### WORK TO DO
Quote all of the data exactly as given. Skip every picture it contains.

### DATA SECTION
/---

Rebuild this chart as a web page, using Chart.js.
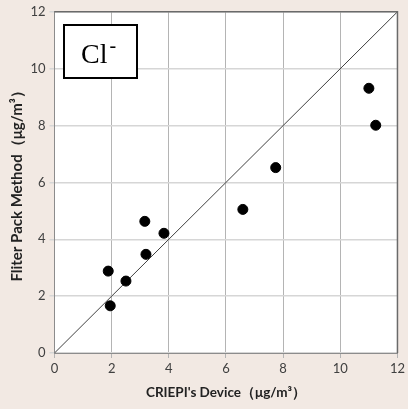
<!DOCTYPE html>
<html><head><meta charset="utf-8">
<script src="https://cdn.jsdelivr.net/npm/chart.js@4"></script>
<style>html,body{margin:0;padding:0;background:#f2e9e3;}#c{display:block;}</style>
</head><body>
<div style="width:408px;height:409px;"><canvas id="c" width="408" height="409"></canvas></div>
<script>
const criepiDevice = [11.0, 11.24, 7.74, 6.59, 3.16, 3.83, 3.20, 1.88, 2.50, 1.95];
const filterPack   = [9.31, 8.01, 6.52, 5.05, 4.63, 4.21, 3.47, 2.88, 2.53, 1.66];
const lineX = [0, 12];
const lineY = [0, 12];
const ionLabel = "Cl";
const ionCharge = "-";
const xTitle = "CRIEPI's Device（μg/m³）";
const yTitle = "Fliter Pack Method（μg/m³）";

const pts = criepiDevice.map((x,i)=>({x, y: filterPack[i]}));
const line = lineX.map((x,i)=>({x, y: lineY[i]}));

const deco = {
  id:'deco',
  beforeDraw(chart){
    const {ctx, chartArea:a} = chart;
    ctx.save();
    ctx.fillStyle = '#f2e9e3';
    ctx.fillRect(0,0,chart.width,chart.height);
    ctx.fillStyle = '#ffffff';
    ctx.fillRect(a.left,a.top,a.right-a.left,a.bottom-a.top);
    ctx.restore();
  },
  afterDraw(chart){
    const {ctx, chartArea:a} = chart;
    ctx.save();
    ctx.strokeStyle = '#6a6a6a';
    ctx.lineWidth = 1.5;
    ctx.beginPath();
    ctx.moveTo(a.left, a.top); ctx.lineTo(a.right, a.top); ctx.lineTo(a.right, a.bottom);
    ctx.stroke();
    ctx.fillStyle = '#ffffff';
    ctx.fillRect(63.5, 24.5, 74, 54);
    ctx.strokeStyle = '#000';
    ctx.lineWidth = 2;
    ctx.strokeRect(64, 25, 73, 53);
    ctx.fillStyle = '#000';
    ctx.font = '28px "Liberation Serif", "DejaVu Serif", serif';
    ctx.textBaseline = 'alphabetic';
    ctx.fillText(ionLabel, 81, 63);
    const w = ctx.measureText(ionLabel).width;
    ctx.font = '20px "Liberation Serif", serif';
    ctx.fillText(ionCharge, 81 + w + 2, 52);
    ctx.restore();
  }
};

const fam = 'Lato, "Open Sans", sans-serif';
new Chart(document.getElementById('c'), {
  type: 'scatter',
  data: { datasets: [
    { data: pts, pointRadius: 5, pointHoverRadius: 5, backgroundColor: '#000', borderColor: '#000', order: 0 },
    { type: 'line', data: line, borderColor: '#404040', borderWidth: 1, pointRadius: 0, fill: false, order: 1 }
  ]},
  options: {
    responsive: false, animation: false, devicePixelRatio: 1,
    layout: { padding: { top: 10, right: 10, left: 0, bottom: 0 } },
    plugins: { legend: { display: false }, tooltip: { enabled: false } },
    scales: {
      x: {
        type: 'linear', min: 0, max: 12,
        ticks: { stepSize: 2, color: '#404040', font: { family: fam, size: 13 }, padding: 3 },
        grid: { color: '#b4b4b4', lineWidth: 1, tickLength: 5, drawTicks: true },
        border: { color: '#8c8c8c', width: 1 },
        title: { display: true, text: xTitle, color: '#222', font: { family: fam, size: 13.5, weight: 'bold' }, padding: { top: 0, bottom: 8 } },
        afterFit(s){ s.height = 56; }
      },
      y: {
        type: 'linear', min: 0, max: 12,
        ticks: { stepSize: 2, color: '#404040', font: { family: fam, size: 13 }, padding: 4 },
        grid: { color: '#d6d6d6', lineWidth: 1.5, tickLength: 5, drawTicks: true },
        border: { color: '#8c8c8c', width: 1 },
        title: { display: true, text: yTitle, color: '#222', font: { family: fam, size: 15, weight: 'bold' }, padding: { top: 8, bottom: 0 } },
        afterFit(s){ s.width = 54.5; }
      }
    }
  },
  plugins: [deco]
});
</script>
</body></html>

\---

### SOLUTION BELOW
Rebuild this chart as a web page, using Chart.js.
<!DOCTYPE html>
<html><head><meta charset="utf-8">
<script src="https://cdn.jsdelivr.net/npm/chart.js@4"></script>
<style>html,body{margin:0;padding:0;background:#f2e9e3;}#c{display:block;}</style>
</head><body>
<div style="width:408px;height:409px;"><canvas id="c" width="408" height="409"></canvas></div>
<script>
const criepiDevice = [11.0, 11.24, 7.74, 6.59, 3.16, 3.83, 3.20, 1.88, 2.50, 1.95];
const filterPack   = [9.31, 8.01, 6.52, 5.05, 4.63, 4.21, 3.47, 2.88, 2.53, 1.66];
const lineX = [0, 12];
const lineY = [0, 12];
const ionLabel = "Cl";
const ionCharge = "-";
const xTitle = "CRIEPI's Device（μg/m³）";
const yTitle = "Fliter Pack Method（μg/m³）";

const pts = criepiDevice.map((x,i)=>({x, y: filterPack[i]}));
const line = lineX.map((x,i)=>({x, y: lineY[i]}));

const deco = {
  id:'deco',
  beforeDraw(chart){
    const {ctx, chartArea:a} = chart;
    ctx.save();
    ctx.fillStyle = '#f2e9e3';
    ctx.fillRect(0,0,chart.width,chart.height);
    ctx.fillStyle = '#ffffff';
    ctx.fillRect(a.left,a.top,a.right-a.left,a.bottom-a.top);
    ctx.restore();
  },
  afterDraw(chart){
    const {ctx, chartArea:a} = chart;
    ctx.save();
    ctx.strokeStyle = '#6a6a6a';
    ctx.lineWidth = 1.5;
    ctx.beginPath();
    ctx.moveTo(a.left, a.top); ctx.lineTo(a.right, a.top); ctx.lineTo(a.right, a.bottom);
    ctx.stroke();
    ctx.fillStyle = '#ffffff';
    ctx.fillRect(63.5, 24.5, 74, 54);
    ctx.strokeStyle = '#000';
    ctx.lineWidth = 2;
    ctx.strokeRect(64, 25, 73, 53);
    ctx.fillStyle = '#000';
    ctx.font = '28px "Liberation Serif", "DejaVu Serif", serif';
    ctx.textBaseline = 'alphabetic';
    ctx.fillText(ionLabel, 81, 63);
    const w = ctx.measureText(ionLabel).width;
    ctx.font = '20px "Liberation Serif", serif';
    ctx.fillText(ionCharge, 81 + w + 2, 52);
    ctx.restore();
  }
};

const fam = 'Lato, "Open Sans", sans-serif';
new Chart(document.getElementById('c'), {
  type: 'scatter',
  data: { datasets: [
    { data: pts, pointRadius: 5, pointHoverRadius: 5, backgroundColor: '#000', borderColor: '#000', order: 0 },
    { type: 'line', data: line, borderColor: '#404040', borderWidth: 1, pointRadius: 0, fill: false, order: 1 }
  ]},
  options: {
    responsive: false, animation: false, devicePixelRatio: 1,
    layout: { padding: { top: 10, right: 10, left: 0, bottom: 0 } },
    plugins: { legend: { display: false }, tooltip: { enabled: false } },
    scales: {
      x: {
        type: 'linear', min: 0, max: 12,
        ticks: { stepSize: 2, color: '#404040', font: { family: fam, size: 13 }, padding: 3 },
        grid: { color: '#b4b4b4', lineWidth: 1, tickLength: 5, drawTicks: true },
        border: { color: '#8c8c8c', width: 1 },
        title: { display: true, text: xTitle, color: '#222', font: { family: fam, size: 13.5, weight: 'bold' }, padding: { top: 0, bottom: 8 } },
        afterFit(s){ s.height = 56; }
      },
      y: {
        type: 'linear', min: 0, max: 12,
        ticks: { stepSize: 2, color: '#404040', font: { family: fam, size: 13 }, padding: 4 },
        grid: { color: '#d6d6d6', lineWidth: 1.5, tickLength: 5, drawTicks: true },
        border: { color: '#8c8c8c', width: 1 },
        title: { display: true, text: yTitle, color: '#222', font: { family: fam, size: 15, weight: 'bold' }, padding: { top: 8, bottom: 0 } },
        afterFit(s){ s.width = 54.5; }
      }
    }
  },
  plugins: [deco]
});
</script>
</body></html>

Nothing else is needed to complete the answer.